Advanced Cross Multiplication Techniques
Once you've mastered the basics, try these power-ups:
Dealing with Decimals and Fractions
For messy numbers like 0.25/x = 3/8:
- Option 1: Convert decimal to fraction (0.25=1/4)
- Option 2: Multiply both sides by 10 or 100 first
I prefer conversion: 1/4 / x = 3/8 becomes (1/4)×(1/x)=3/8 → 1/(4x)=3/8
Now cross multiply: 1×8 = 3×4x → 8=12x → x=8/12=2/3
Working with Mixed Numbers
Convert to improper fractions first. Seriously, don't try cross multiplying mixed numbers directly - it's messy. For 1 ½ / 3 = x / 4:
Convert 1½ to 3/2: (3/2)/3 = x/4 → 3/2 × 1/3 = x/4 → 1/2 = x/4
Now cross multiply: 1×4=2×x → 4=2x → x=2
How Does Cross Multiplication Compare to Other Methods?
Sometimes cross multiplying isn't the best approach. Here's how it stacks up:
| Method | Best For | When to Avoid |
|---|---|---|
| Cross multiplication | Simple proportions with one variable | Complex fractions or multiple variables |
| Common denominators | Comparing fractions | Equations requiring solving |
| Decimal conversion | Approximate solutions | When exact fractions are needed |
| Unit rate method | Price comparisons | Multi-step proportion problems |
Frankly, I still use all these methods depending on the situation.
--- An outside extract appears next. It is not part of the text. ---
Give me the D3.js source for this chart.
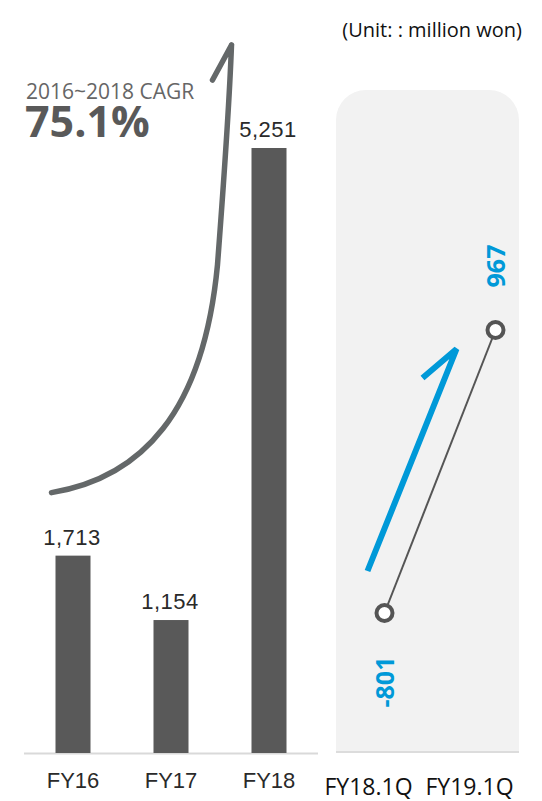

Each has its strengths.
Frequently Asked Questions About How to Cross Multiply
Does cross multiplication work with more than two fractions?
Nope, and this is where people get tripped up. Cross multiplying only works for two equal fractions. For chains like a/b = c/d = e/f, you must solve pairwise. I usually solve a/b = c/d first, then use that result with e/f.
Why do I get different answers sometimes?
Usually one of three reasons:
- You multiplied straight across instead of diagonally
- Your original proportion wasn't set up correctly
- Algebra mistakes after cross multiplying
Always double-check your setup before multiplying.
Can I use cross multiplication to compare fractions?
Yes, but carefully! For fractions A/B and C/D:
- If A×D > B×C, then A/B > C/D
- If A×D < B×C, then A/B < C/D
Remember: This only tells you which is larger, not the numerical difference.
How do I apply this to percentages?
Percent problems are perfect for cross multiplication! Say "What is 25% of 80?"
Set up: 25/100 = x/80
Cross multiply: 25×80 = 100x → 2000=100x → x=20
Way easier than memorizing formulas.
Why did my teacher mark this wrong?
Probably one of these:
- You didn't show your work (teachers love seeing steps)
- You reduced fractions incorrectly before solving
- You forgot to write units in word problems
Always show the cross multiplication step clearly - it proves you understand.
Common Algebra Mistakes After Cross Multiplying
You've done the cross multiplication perfectly... then botched the algebra. I've been there! Watch for:
| Error Type | Example | Correct Approach |
|---|---|---|
| Misplacing negative signs | -5x = 20 → x = 4 | x = -4 |
| Division errors | 12x = 48 → x = 4 | x = 4 (48÷12=4) |
| Forgetting to isolate variable | 3x + 6 = 21 → 3x=15 | → x=5 |
| Distributing incorrectly | 2(x+3)=10 → 2x+3=10 | 2x+6=10 |
Final Thoughts
Look, cross multiplication isn't perfect - it can feel like a robotic trick if you don't understand why it works. But once you get it, you'll solve proportion problems in seconds flat. The key is practice with real-world examples, not just abstract numbers. Try applying it to your next recipe or shopping trip. You might surprise yourself!
What I love most about mastering how to cross multiply is how it builds confidence. That kid Sarah I mentioned earlier? She aced her last math test. When she texted me her score, I'll admit I did a little victory dance in my kitchen. Math wins!